While actually washing those clothes, Speed Queen recommends:

"Add 1/2 cup white vinegar to the machine’s rinse cycle. This is especially helpful if you have lots of pet hair or lint stuck to your clothes. Like the pre-wash dryer cycle, this also helps relax fabrics and frees trapped hair.

"After you’ve run a pet-hair-heavy load, clean your washing machine by running an empty wash cycle. When the cycle is complete, wipe the entire machine down with a wet cloth to prevent leaving stray pet hair behind."

 MarthaStewart.com adds: 

"If you have pets, once a month, let the tub air dry by leaving the door open for a day. Then use your vacuum's crevice tool to clean out hair as much as possible. Then really wipe it down—don't forget under the rubber lip of the machine."

Dryer maintenance tips

Dryers are among the most trouble-free of appliances. Consumer Reports places them at the tail end of major appliances that can develop problems within their first five years. 

However, there are things you can do (or avoid) to keep your dryer running at peak efficiency.

The dos:

  • Clean out the lint trap after every load. If you are drying all-cotton materials like blankets or sweatshirts (especially newly purchased items), you might check it half-way through the drying cycle. It's surprising how quickly the trap can clog!
  • Check the back of the dryer, including the duct leading from it to the in-wall or in-ceiling pipe. If it's too saggy, lint can build up inside. If it's loose or cracked, lint can collect behind the machine. Clean up any lint or dust behind the machine. Replacement dryer ducts are available.
  • Clean the entire length of the duct exhaust vent once or twice a year. Clogged lint traps and vents increase drying times and can even be a fire hazard. In fact, 34% of the 17,000 home clothes dryer fires that occur each year are caused by clogged dryer vents. Cleaning them can be a DIY project with special brushes or you can hire a specialty cleaning service. 
  • Dry items with similar weight together.
  • Use wool tumble balls—they separate the laundry for better drying and can help make clothes softer—without residue buildup.
  • If you must use dryer sheets (or fabric softener in the washer), do so rarely. Then soak the lint trap in hot, sudsy water every month or so. Scrub it with a stiff brush then rinse thoroughly. Be careful not to tear the screen.

The don'ts:

  • Don't slam the door. And when you toss clothes inside the dryer, don't let any snag on the exposed door contact switch, usually located to one side of the drum opening. If that breaks off, the dryer won't run. I've done this twice—duh!

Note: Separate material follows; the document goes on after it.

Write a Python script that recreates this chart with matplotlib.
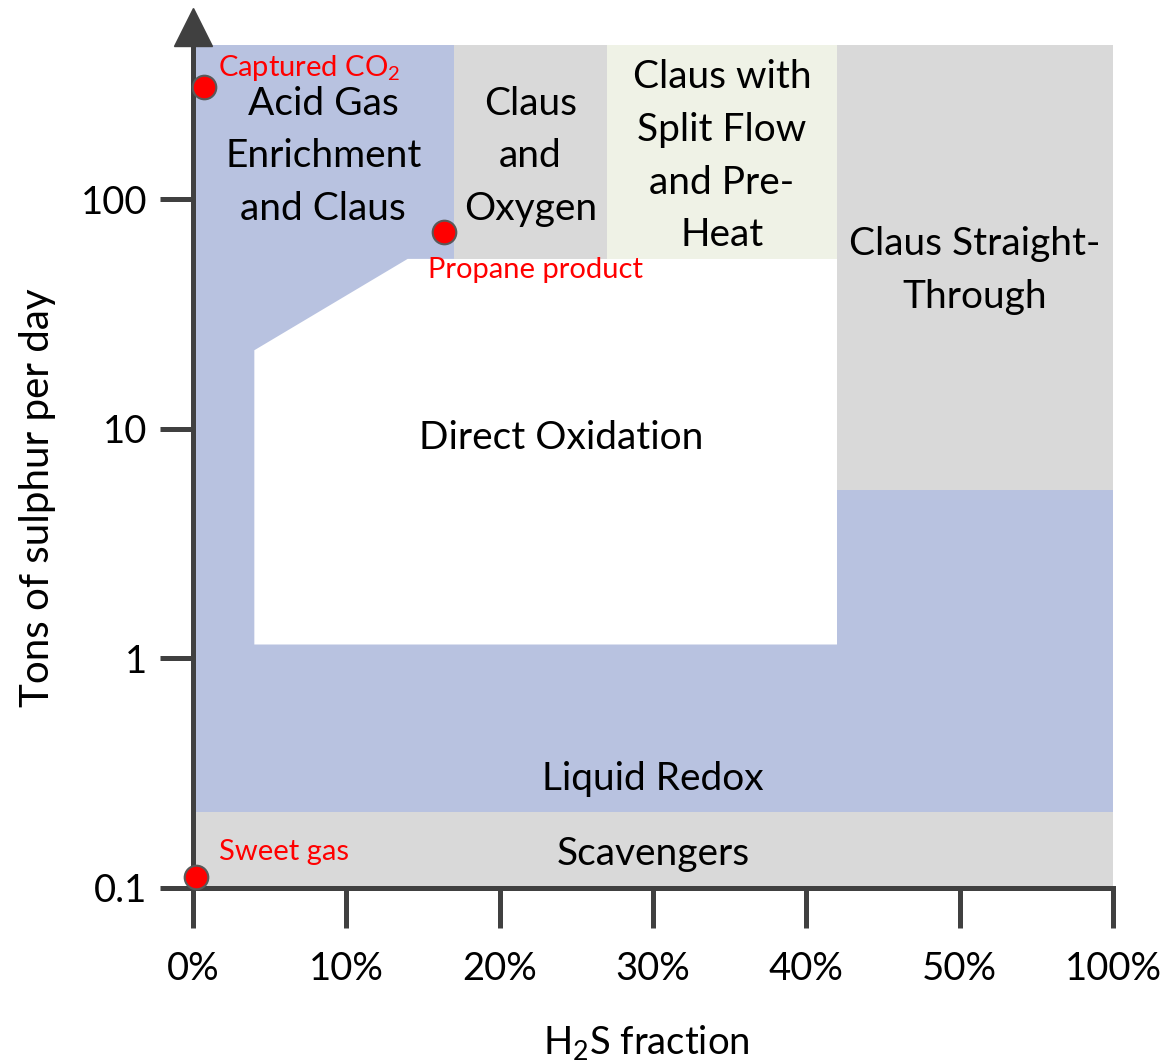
import matplotlib
matplotlib.use('Agg')
import matplotlib.pyplot as plt
from matplotlib.patches import Polygon
import numpy as np

plt.rcParams['font.family'] = ['Lato', 'DejaVu Sans']
plt.rcParams['mathtext.fontset'] = 'custom'
plt.rcParams['mathtext.rm'] = 'Lato'
plt.rcParams['mathtext.it'] = 'Lato:italic'

# axis ticks
x_ticks = [0, 10, 20, 30, 40, 50, 100]
x_labels = ['0%', '10%', '20%', '30%', '40%', '50%', '100%']
y_ticks = [0.1, 1, 10, 100]
y_labels = ['0.1', '1', '10', '100']
y_min, y_max = 0.1, 470

# region outlines (H2S %, tons/day)
scav_x = [0, 100, 100, 0]
scav_y = [0.1, 0.1, 0.215, 0.215]
redox_x = [0, 100, 100, 0]
redox_y = [0.215, 0.215, 470, 470]
direct_x = [4, 4, 14, 42, 42]
direct_y = [1.15, 22, 55, 55, 1.15]
oxygen_x = [17, 27, 27, 17]
oxygen_y = [55, 55, 470, 470]
split_x = [27, 42, 42, 27]
split_y = [55, 55, 470, 470]
straight_x = [42, 100, 100, 42]
straight_y = [5.4, 5.4, 470, 470]

# marked gas streams
pt_names = ['Captured CO$_\\mathrm{2}$', 'Propane product', 'Sweet gas']
pt_x = [0.7, 16.4, 0.2]
pt_y = [309, 72, 0.112]

blue = '#B8C2E0'
grey = '#D9D9D9'
pale = '#EFF2E6'
axcol = '#404040'


def fwd(x):
    return np.interp(x, x_ticks, np.arange(len(x_ticks)))


def inv(p):
    return np.interp(p, np.arange(len(x_ticks)), x_ticks)


fig = plt.figure(figsize=(11.67, 10.64), dpi=100)
ax = fig.add_axes([193/1167, 1-888/1064, (1113-193)/1167, (888-45)/1064])
ax.set_xscale('function', functions=(fwd, inv))
ax.set_yscale('log')
ax.set_xlim(0, 100)
ax.set_ylim(y_min, y_max)

for xs, ys, c in [(redox_x, redox_y, blue), (scav_x, scav_y, grey),
                  (direct_x, direct_y, 'white'), (oxygen_x, oxygen_y, grey),
                  (split_x, split_y, pale), (straight_x, straight_y, grey)]:
    ax.add_patch(Polygon(list(zip(xs, ys)), closed=True, fc=c, ec='none', zorder=1))

fs = 28
ls = 1.57
ax.text(8.5, 154, 'Acid Gas\nEnrichment\nand Claus', ha='center', va='center', fontsize=fs, linespacing=ls)
ax.text(22, 154, 'Claus\nand\nOxygen', ha='center', va='center', fontsize=fs, linespacing=ls)
ax.text(34.5, 154, 'Claus with\nSplit Flow\nand Pre-\nHeat', ha='center', va='center', fontsize=fs, linespacing=ls)
ax.text(55, 49, 'Claus Straight-\nThrough', ha='center', va='center', fontsize=fs, linespacing=ls)
ax.text(24, 9.1, 'Direct Oxidation', ha='center', va='center', fontsize=fs)
ax.text(30, 0.298, 'Liquid Redox', ha='center', va='center', fontsize=fs)
ax.text(30, 0.140, 'Scavengers', ha='center', va='center', fontsize=fs)

ax.plot(pt_x, pt_y, 'o', ms=17, mfc='red', mec='#595959', mew=1.5, clip_on=False, zorder=5)
ax.text(1.6, 372, pt_names[0], color='red', fontsize=21, ha='left', va='center')
ax.text(15.3, 49.0, pt_names[1], color='red', fontsize=21, ha='left', va='center')
ax.text(1.7, 0.143, pt_names[2], color='red', fontsize=21, ha='left', va='center')

for s in ['top', 'right']:
    ax.spines[s].set_visible(False)
for s in ['left', 'bottom']:
    ax.spines[s].set_linewidth(3.6)
    ax.spines[s].set_color(axcol)
    ax.spines[s].set_zorder(4)

ax.set_xticks(x_ticks)
ax.set_xticklabels(x_labels)
ax.set_yticks(y_ticks)
ax.set_yticklabels(y_labels)
ax.minorticks_off()
ax.tick_params(axis='x', length=29, width=3.6, color=axcol, pad=16, labelsize=27.5)
ax.tick_params(axis='y', length=24, width=3.6, color=axcol, pad=9, labelsize=27.5)

# arrow head on top of the y axis
ax.plot([0], [1.021], marker='^', ms=27, color=axcol, transform=ax.get_xaxis_transform(), clip_on=False)

ax.set_xlabel('H$_\\mathrm{2}$S fraction', fontsize=27.5, labelpad=26)
ax.set_ylabel('Tons of sulphur per day', fontsize=29, labelpad=18)
ax.xaxis.label.set_x(0.4924)
ax.yaxis.label.set_y(0.4626)

fig.savefig('out.png', dpi=100)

  • Try not to use dryer sheets or washer-cycle fabric softeners. Dryer sheets have an outer waxy layer that melts when exposed to heat. This can gum-up the interior and coat the lint trap. They can also leave items feeling gummy and create water-resistance. That's not a good thing when it comes to towels!

  • Don't dry items with rubber or latex (unless the dryer says it can handle them). So, if you have "washable throw rugs," make sure they don't have a latex backing. Undergarments and lace should be air dried as well.

  • Don't dry clothing that had flammable fluids on them.

  • Don't dry sweat-wicking activewear, spandex, suede, tights, pantyhose, silk, or items with gems, sequins, or stones.

  • Don't dry sandy towels. As with the washer, sand can actually work its way in around the drum and damage it over time. So, if there's any sand, air dry.

Don't be hung out to dry because of poor maintenance

Following washer and dryer maintenance tips isn't hard. It just takes a bit of planning and knowing what's good and bad for each appliance. You'll prolong the life of each—and you'll avoid last-minute, inconvenient trips to the laundromat while scrounging for quarters.

However, if a washer or dryer should break, remember to remove the items and stash them elsewhere. If you don't, your laundry will develop mildew and odors.

So, stay on top of these appliance maintenance tips. It ensures a seamless, hassle-free laundry experience—and a big win for your budget.

Disclaimer: This article is for informational and educational purposes only. Certified Appliance Accessories is not liable or responsible for any damages resulting from or related to your use of this information.